When we first prototyped Sunbots, we did so in a fully 3D environment. 3D is sort of a default for a lot of game design, but it seemed to make sense for this concept; a large part of the fun of it seemed to be in movement and exploration, both of which work well in 3D. However, we quickly ran into problems. The vast majority of 3D games are mainly controlled on a 2D plane. The player may move up or down, but often only through the terrain or temporarily via jumping. Most of your day to day movement is along the X and Z axes. Adding full 3D control makes things a lot more complicated, and this was acutely felt in our game's camera.



Plainly put, the camera didn't really work with the movement. Our game world, by necessity, had a fair amount of empty space, with respectable distances between planets. Unless you were right by a planet, it was very hard to tell in what direction you were moving. Since there was full 3D movement, you could be pulled in a LOT of different directions. You could be looking at one planet, thinking it was the one you were going to land on, only to be blindsided by a closer planet behind you that you've never even seen. We tried making the camera lock on to the closest planet so player would know where they were going, but all that did was limit the sense of freedom in the movement, and make it hard for the player to see anything around them. If we were going to move forward with this, the camera and movement systems were going to be a constant struggle. This was going to be a very hard challenge.

Oftentimes, when you come up to an impossible looking problem. it's a sign that you're asking the wrong question. We were trying to make our idea work in a 3D space. As it turned out, we didn't actually need 3D to capitalize on what made our concept special. The core of this idea was the inherent interesting nature of a full gravity system, and the fun that could be found in mastering such a system and exploring via it. All of this was improved when we shifted our focus to a 2D plane.

 
It became much easier for players to see where they were going and how they were getting there. With everything on the same plane, the camera didn't have to worry about its Y position, and simply had to exist above the player, moving with them. We could keep our wide planet spacing, and be sure the player would know the galaxy's layout, not having to worry about what direction they happened to be looking in. Once we removed a dimension, things began to click. Our prototype wasn't perfect at such an early stage, but we no longer had a massive unsolved question about the core concept's viability. With this change, we knew that what we wanted to do was possible, and worthwhile. We had our game.  

Friday, October 4, 2013

Difficulty and the prototypes

When we let off last time, we had a few different iterations on a rail-shifting platformer mechanic. We had a version where the player could physically shift to parallel rails, and a version where the player could shift between two colored layers in the same physical space.

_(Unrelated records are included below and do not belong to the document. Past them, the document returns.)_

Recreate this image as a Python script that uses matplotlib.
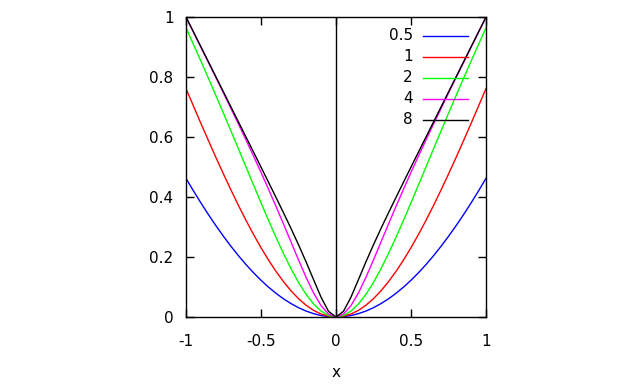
import matplotlib
matplotlib.use("Agg")
import matplotlib.pyplot as plt

x = [-1.0, -0.95, -0.9, -0.85, -0.8, -0.75, -0.7, -0.65, -0.6, -0.55, -0.5,
     -0.45, -0.4, -0.35, -0.3, -0.25, -0.2, -0.15, -0.1, -0.05, 0.0,
     0.05, 0.1, 0.15, 0.2, 0.25, 0.3, 0.35, 0.4, 0.45, 0.5,
     0.55, 0.6, 0.65, 0.7, 0.75, 0.8, 0.85, 0.9, 0.95, 1.0]

y_05 = [0.46212, 0.42014, 0.37971, 0.34096, 0.30396, 0.26876, 0.23547, 0.20412, 0.17479, 0.14756, 0.12246,
        0.09958, 0.07895, 0.06063, 0.04467, 0.03109, 0.01993, 0.01123, 0.00500, 0.00125, 0.0,
        0.00125, 0.00500, 0.01123, 0.01993, 0.03109, 0.04467, 0.06063, 0.07895, 0.09958, 0.12246,
        0.14756, 0.17479, 0.20412, 0.23547, 0.26876, 0.30396, 0.34096, 0.37971, 0.42014, 0.46212]
y_1 = [0.76159, 0.70279, 0.64467, 0.58741, 0.53123, 0.47636, 0.42306, 0.37159, 0.32223, 0.27529, 0.23106,
       0.18986, 0.15198, 0.11773, 0.08739, 0.06123, 0.03948, 0.02233, 0.00997, 0.00250, 0.0,
       0.00250, 0.00997, 0.02233, 0.03948, 0.06123, 0.08739, 0.11773, 0.15198, 0.18986, 0.23106,
       0.27529, 0.32223, 0.37159, 0.42306, 0.47636, 0.53123, 0.58741, 0.64467, 0.70279, 0.76159]
y_2 = [0.96403, 0.90843, 0.85213, 0.79510, 0.73734, 0.67886, 0.61975, 0.56012, 0.50019, 0.44028, 0.38080,
       0.32234, 0.26562, 0.21153, 0.16112, 0.11553, 0.07599, 0.04370, 0.01974, 0.00498, 0.0,
       0.00498, 0.01974, 0.04370, 0.07599, 0.11553, 0.16112, 0.21153, 0.26562, 0.32234, 0.38080,
       0.44028, 0.50019, 0.56012, 0.61975, 0.67886, 0.73734, 0.79510, 0.85213, 0.90843, 0.96403]
y_4 = [0.99933, 0.94905, 0.89866, 0.84811, 0.79734, 0.74629, 0.69484, 0.64287, 0.59020, 0.53666, 0.48201,
       0.42606, 0.36867, 0.30987, 0.25010, 0.19040, 0.13281, 0.08056, 0.03800, 0.00987, 0.0,
       0.00987, 0.03800, 0.08056, 0.13281, 0.19040, 0.25010, 0.30987, 0.36867, 0.42606, 0.48201,
       0.53666, 0.59020, 0.64287, 0.69484, 0.74629, 0.79734, 0.84811, 0.89866, 0.94905, 0.99933]
y_8 = [1.0, 0.95, 0.9, 0.85, 0.8, 0.75, 0.69999, 0.64997, 0.59993, 0.54984, 0.49966,
       0.44933, 0.39867, 0.34742, 0.29510, 0.24101, 0.18433, 0.12505, 0.06640, 0.01900, 0.0,
       0.01900, 0.06640, 0.12505, 0.18433, 0.24101, 0.29510, 0.34742, 0.39867, 0.44933, 0.49966,
       0.54984, 0.59993, 0.64997, 0.69999, 0.75, 0.8, 0.85, 0.9, 0.95, 1.0]

labels = ["0.5", "1", "2", "4", "8"]
series = [y_05, y_1, y_2, y_4, y_8]
colors = ["#0000ff", "#ff0000", "#00ff00", "#ff00ff", "#000000"]

xticks = [-1, -0.5, 0, 0.5, 1]
xticklabels = ["-1", "-0.5", "0", "0.5", "1"]
yticks = [0, 0.2, 0.4, 0.6, 0.8, 1]
yticklabels = ["0", "0.2", "0.4", "0.6", "0.8", "1"]

plt.rcParams['font.family'] = ['DejaVu Sans']
fig = plt.figure(figsize=(6.4, 3.84), dpi=100)
ax = fig.add_axes([186/640, 67/384, 300/640, 300/384])

ax.axvline(0, color="black", lw=1.0, zorder=1)
for ys, c in zip(series, colors):
    ax.plot(x, ys, color=c, lw=1.0, zorder=2)

# legend drawn manually (gnuplot style)
leg_y = [0.937, 0.867, 0.797, 0.727, 0.657]
for lab, c, yy in zip(labels, colors, leg_y):
    ax.text(0.513, yy, lab, ha="right", va="center", fontsize=11)
    ax.plot([0.58, 0.88], [yy, yy], color=c, lw=1.0)

ax.set_xlim(-1, 1)
ax.set_ylim(0, 1)
ax.set_xticks(xticks)
ax.set_xticklabels(xticklabels)
ax.set_yticks(yticks)
ax.set_yticklabels(yticklabels)
ax.tick_params(axis="x", direction="in", length=6, width=1, top=True,
               labelsize=11, pad=12)
ax.tick_params(axis="y", direction="in", length=6, width=1, right=True,
               labelsize=11, pad=9)
for s in ax.spines.values():
    s.set_linewidth(1.0)
ax.set_xlabel("x", fontsize=11, labelpad=12)

fig.savefig("out.png", dpi=100)
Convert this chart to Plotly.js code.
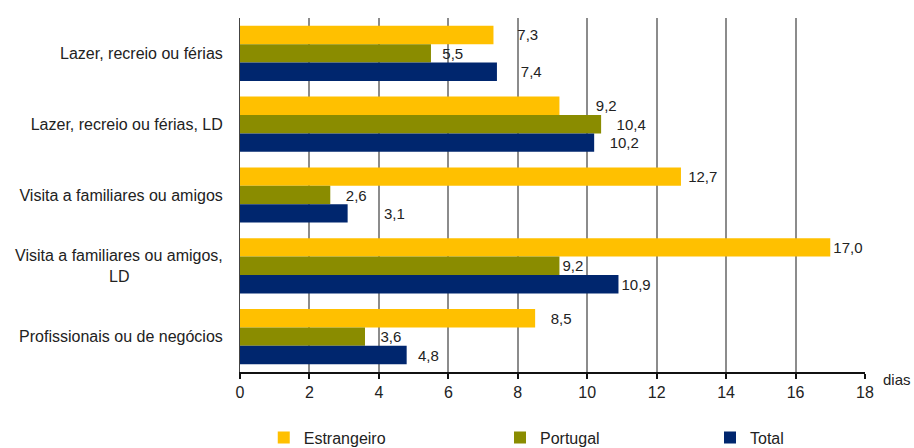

The point of a prototype at this early stage in development is to demonstrate a specific mechanic and explore its viability. You don't want to include extraneous systems or elements, for two reasons: they can distract from the core experience you made the prototype to test in the first place, and they can also be a resource hog. Part of a prototype's appeal is that it's quick and dirty, and if done right you can get a sense for what's worth investing significant time and resources into before you have already done so. Therefore, in the interest of simplicity I did not give any thought to the actual level layout presented in the prototype. I threw some blocks on the rails and figured that was good enough. After all, we're testing the mechanic, not the level design. Why spend time fussing with developing a polished play-space if you don't even know if it's for something worthwhile?

The results from the prototype's first round of outside testing were therefore surprising. Players consistently remarked that the prototype felt too easy, and that they felt like maybe it would be more fun in later levels. More than one player noticed that both versions of the prototype were completable using only one mechanic, i.e. only jumping or only shifting. Because the prototype did not require players to actually use all the key mechanics, initial testers were unable to discern how the mechanic actually felt to play.

So it was back to the drawing board. The testers needed challenges which required interesting uses of the key mechanics, so the next iteration delivered just that. There were challenges which required jumping, challenges which required shifting, challenges which quickly varied between the two, challenges which required both at the same time, heck, there was even a later version which combined both shifting ideas into one prototype, featuring challenges which required all introduced mechanics in quick succession. These prototypes were ultimately more successful. Players were able to fully experience the shifting mechanic, and provide valuable feedback because of it.

Of course, this level of challenge density still wasn't ideal. These later prototypes had the problem of being incredibly difficult; players could easily die dozens of times in a couple minutes. Overall skewing too difficult is better than skewing too easy; players may get frustrated, and you may not get the average tester through the entire prototype, but at least they get to experience the key mechanics in a game context, as opposed to a prototype where the key mechanic might as well not even exist. Ultimately, as a team we decided to pursue another game idea entirely (more on this next time!) meaning that this was the last iteration of the rail platformer. However, if it were to get more attention, the difficulty would probably be lowered somewhat, just to create an ideal environment for players to experience the key mechanics. When creating an effective prototype, it isn't enough to simply throw in the key mechanic; there are often key sub-systems or supporting elements that are necessary to show your intent. In this case, it was difficulty.